10 Common Crypto Trading Mistakes (That Even OGs Still Make)

Let’s be honest – in crypto, everyone thinks they’re a genius in a bull market. But when the cycle flips, mistakes get exposed and they’re usually the same ones, over and over again.
Whether you’re new to the game or you’ve been around since $DOGE was a joke, these are 10 common trading mistakes that can wreck your portfolio (and your peace of mind).
1. FOMO Buying With No Exit Plan
You see a token pumping 70% on the daily, and your brain screams: “Buy now before it hits 100x!”
You ape in… but then what?
Buying without an exit plan is a recipe for getting stuck at the top. Every entry should come with a plan: where you’ll take profit, where you’ll cut losses, and how long you’re willing to hold.
2. Trading Based on Tweets and Group Chats
Someone on X said a coin is “the next Cardano or Bitcoin”? Cool story.
But if you don’t check the chart, volume, liquidity, and narrative momentum, you’re just gambling based on someone else’s bags.
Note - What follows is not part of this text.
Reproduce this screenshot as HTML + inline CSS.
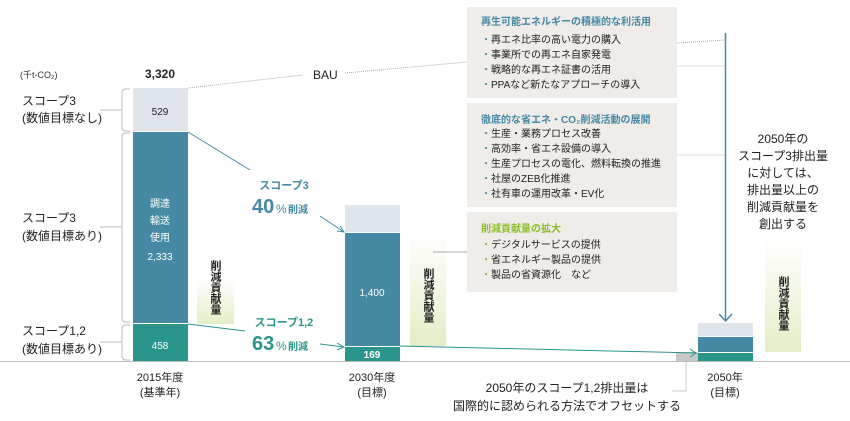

Signals > noise. Always DYOR. And don’t forget to use tools that give you a full picture of your tokens, not just the hype.
3. Holding Forever Without a Thesis
Hodling is a strategy, but only if you understand why you’re holding.
Holding a project long-term without re-evaluating fundamentals or ecosystem activity is blind loyalty, not conviction.
Thesis-driven investing > emotional attachment. Keeping tabs on ecosystem trends and real-time project performance (like via Tokeo’s Explorer and Insights tabs) helps.
4. Ignoring Fees and Slippage
That “cheap” swap you did on-chain? You actually lost 4% to slippage and gas.
It adds up ,especially on smaller-cap tokens or high-fee chains.
Always double-check before you confirm. Tools like Tokeo’s in-app swaps can help you trade smarter without hopping across tabs and trackers.
5. Overexposing to One Narrative
Whether it’s AI coins, memecoins, BTCFi or L2s, going all-in on a single hype wave leaves you vulnerable to rotation.
Crypto moves fast. Narratives burn out. Diversify across themes, not just tokens.
(And if you’re multichain, track across ecosystems in one wallet, like Tokeo does.)
6. Falling in Love With Illiquid Tokens
That rare gem you bought on a DEX looks great on your portfolio tracker… until you try to sell and there’s no liquidity.
Don’t just check price — check volume, pools, and sell depth.
7. Leaving Bags on Centralized Exchanges
Say it with us: “Not your keys, not your coins.”
Exchanges go down. Get hacked. Freeze withdrawals.
Use a self-custody wallet like Tokeo (Download here), and your funds stay yours, across Bitcoin, Cardano, and beyond.
8. Ignoring Tokenomics and Unlock Schedules
Low market cap? Great. But what’s the fully diluted value (FDV)?
Are 90% of the tokens still locked and coming to market soon?
Tokenomics can make or break a project, and your position.
9. Letting Emotions Lead
This one’s simple:
Greed makes you buy late.
Fear makes you sell early.
Hope makes you hold too long.
Your biggest enemy isn’t the market, it’s your own reaction to it. Use data, not vibes.
10. Not Tracking Your PnL or Portfolio
If you don’t know how your bags are performing, you’re trading blind.
Use a wallet that shows your real-time token values, cross-chain holdings, and trends in one place.
Tokeo’s Portfolio and Insights tabs make it easy to know what’s winning, what’s bleeding, and what needs attention.
Because your gains shouldn’t depend on guesswork.
Final Thoughts
Everyone makes mistakes, the difference is whether you learn from them or repeat them.
Crypto doesn’t forgive carelessness, but it rewards clarity.
Stay sharp. Trade smart. And stack conviction, not just coins.